I think I like most of what I read, not sure until the proposed changes are announced.


----------



## Mushijobah (May 4, 2004)

Likewise. SE Ohio needs a break.


----------



## mpd5094 (Jun 20, 2005)

Lundy said:


> I think I like most of what I read, not sure until the proposed changes are announced.


Agree 100%!!!


----------



## crappiedude (Mar 12, 2006)

Mushijobah said:


> Likewise. SE Ohio needs a break.


All of zone C needs a break


----------



## davycrockett (Apr 9, 2005)

I'm in Putnam county but hunt in Allen both in zone B. I, along with other hunters in my area have seen less deer the last several seasons. The dnr can blame it on weather, too much corn, etc. bottom line is there are less deer. The Putnam county Sherrifs office reported substantially lower deer/car accidents last year than the previous year. That should raise concern. Since Putnam co went to zone B I've argued as to why. If you aren't familiar with the county most of it is flat as a pancake with agriculture on most of it. Woods are few and far between and it's a rarity if you can find any type of fence row. The cover is not here to hold a lot of deer.

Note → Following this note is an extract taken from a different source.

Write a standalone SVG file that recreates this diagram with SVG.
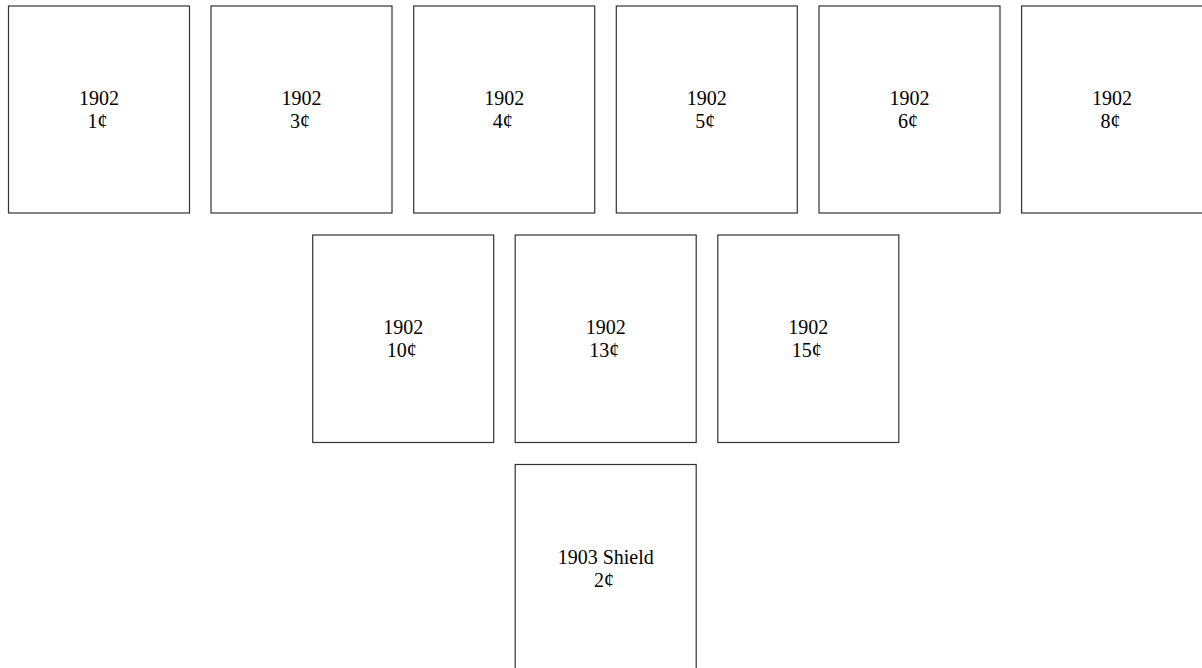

Where I hunt in Allen there are fewer deer despite having adequate cover. My trail cam pics have dwindled over the last 2 years as well. I don't see the dnr backing off the limits anytime soon though. Sadly there is too much money involved.


----------



## bkr43050 (Apr 5, 2004)

We have had plenty of discussion lately on this and while I feel that in my area the numbers are low I have to say that from a state perspective I don't really have a problem with anything Tonkovich said. It would seem that the limits in place have seemed to stabilize the harvest for the most part over the last few years. There has been a slight decline in the last 2-3 years which could possibly be addressed with the antlerless tag allocation. In my personal situation I don't feel that any small change to the bag limits will have all that much effect. I just don't believe that I have many hunters around me that are maxing out their 6 deer limits as it is...or even coming close for that matter.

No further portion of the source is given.